Author Getting Value out of Agile Retrospectives
thanks Ben - I agree fully that there are lots of ways in which folks conduct retrospectives and I appreciate your excellent insight. That said, there is a significant difference between postmortems as they are often handled by Ops and retrospectives as commonly implemented by agile teams. From a DevOps perspective, I am looking to enable the synergy between the two perspectives. Again, thanks for your comment!
Thanks Bob for your reaction on my comment.
I've done project post mortems, where we evaluated how the project went and proposed improvements on how future projects could be managed better. This is how I know post mortems, reading your reaction they are also used in operations. This is where I have done Root Cause Analysis, for instance on major outages of IT systems or repeating problems.
Retrospectives are also done more and more on release or project level, next to teams doing them every sprint.
I like how you connect the two in DevOps. There indeed is synergy, these techniques help teams and organizations to improve continuously.
Each organization has its own culture and especially its own communication style. The key is to understand how each group performs their required activities and look for ways to improve communication and collaboration. I listen to the rhythm of the communication without any assumptions or preconceived notions.

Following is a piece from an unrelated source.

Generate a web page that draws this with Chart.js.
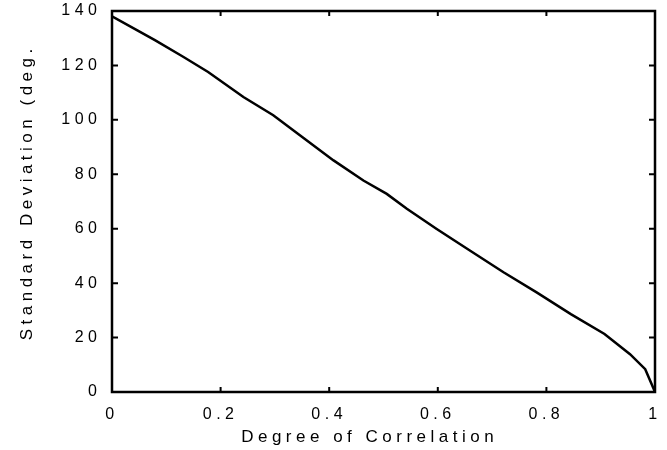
<!DOCTYPE html>
<html>
<head>
<meta charset="utf-8">
<script src="https://cdn.jsdelivr.net/npm/chart.js@4"></script>
<style>
    body { margin: 0; background: #fff; }
    #sd-chart { display: block; }
</style>
</head>
<body>
<canvas id="sd-chart" width="667" height="450"></canvas>
<script>
// values
const correlation = [0, 0.04, 0.079, 0.131, 0.177, 0.242, 0.297, 0.346, 0.408, 0.463, 0.506,
    0.543, 0.598, 0.659, 0.721, 0.782, 0.845, 0.907, 0.954, 0.982, 1.0];
const stdDev = [138, 133.6, 129.3, 123.2, 117.6, 108.4, 101.7, 94.3, 85.1, 77.7, 72.8,
    67.3, 59.9, 52.0, 44.0, 36.6, 28.6, 21.3, 13.9, 8.4, 0];
const xTickLabels = ['0', '0.2', '0.4', '0.6', '0.8', '1'];
const yTickLabels = ['0', '20', '40', '60', '80', '100', '120', '140'];
// spaces nudge the titles off-centre like in the original
const xTitle = 'Degree of Correlation   ';
const yTitle = '  Standard Deviation (deg.';

const fontFamily = "'Liberation Sans', Arial, sans-serif";

// frame + inward tick marks, drawn from the chart's own scales
const framePlugin = {
    id: 'frame',
    beforeDraw(chart) {
        chart.ctx.letterSpacing = '4.5px';
    },
    afterDraw(chart) {
        const ctx = chart.ctx;
        const a = chart.chartArea;
        const xs = chart.scales.x;
        const ys = chart.scales.y;
        ctx.save();
        ctx.letterSpacing = '0px';
        ctx.strokeStyle = '#000';
        ctx.lineWidth = 2.5;
        ctx.strokeRect(a.left, a.top, a.right - a.left, a.bottom - a.top);
        ctx.lineWidth = 2;
        ctx.beginPath();
        ys.ticks.forEach(t => {
            if (t.value <= ys.min || t.value >= ys.max) return;
            const py = ys.getPixelForValue(t.value);
            ctx.moveTo(a.left, py); ctx.lineTo(a.left + 6, py);
            ctx.moveTo(a.right, py); ctx.lineTo(a.right - 6, py);
        });
        xs.ticks.forEach(t => {
            if (t.value <= xs.min || t.value >= xs.max) return;
            const px = xs.getPixelForValue(t.value);
            ctx.moveTo(px, a.top); ctx.lineTo(px, a.top + 5);
            ctx.moveTo(px, a.bottom); ctx.lineTo(px, a.bottom - 5);
        });
        ctx.stroke();
        ctx.restore();
    }
};

const ctx = document.getElementById('sd-chart').getContext('2d');
new Chart(ctx, {
    type: 'scatter',
    data: {
        datasets: [{
            data: correlation.map((c, i) => ({ x: c, y: stdDev[i] })),
            showLine: true,
            borderColor: '#000',
            borderWidth: 2.5,
            pointRadius: 0,
            tension: 0,
            fill: false
        }]
    },
    options: {
        responsive: false,
        animation: false,
        events: [],
        layout: { padding: { top: 11, right: 12, left: 0, bottom: 0 } },
        plugins: {
            legend: { display: false },
            tooltip: { enabled: false }
        },
        scales: {
            x: {
                type: 'linear',
                min: 0,
                max: 1,
                afterFit: s => { s.height = 58; s.paddingLeft = 0; s.paddingRight = 0; },
                grid: { display: false, drawTicks: false },
                border: { display: false },
                ticks: {
                    stepSize: 0.2,
                    padding: 13,
                    maxRotation: 0,
                    color: '#000',
                    font: { family: fontFamily, size: 16 },
                    callback: (v, i) => xTickLabels[i]
                },
                title: {
                    display: true,
                    text: xTitle,
                    color: '#000',
                    font: { family: fontFamily, size: 17 },
                    padding: { top: 0, bottom: 2 }
                }
            },
            y: {
                min: 0,
                max: 140,
                afterFit: s => { s.width = 112; s.paddingTop = 0; s.paddingBottom = 0; },
                grid: { display: false, drawTicks: false },
                border: { display: false },
                ticks: {
                    stepSize: 20,
                    padding: 10.5,
                    color: '#000',
                    font: { family: fontFamily, size: 16 },
                    callback: (v, i) => yTickLabels[i]
                },
                title: {
                    display: true,
                    text: yTitle,
                    color: '#000',
                    font: { family: fontFamily, size: 17 },
                    padding: { top: 17, bottom: 0 }
                }
            }
        }
    },
    plugins: [framePlugin]
});
</script>
</body>
</html>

I looked at your toolbox and the part about getting retrospective actions done is much appreciated. We stopped doing retrospectives because of that reason and because management didn't want to hear all the negatives. I think at the time the decision was made it was OK because we were a small team and in the retrospective we did not uncover anything new. Now our team not only tripled in size within a very short period, but also was organized into five somewhat disconnected teams working on the same software. I will ask for retrospectives to be done again because now we probably get more out of it than we did before....if we get the actionable items done.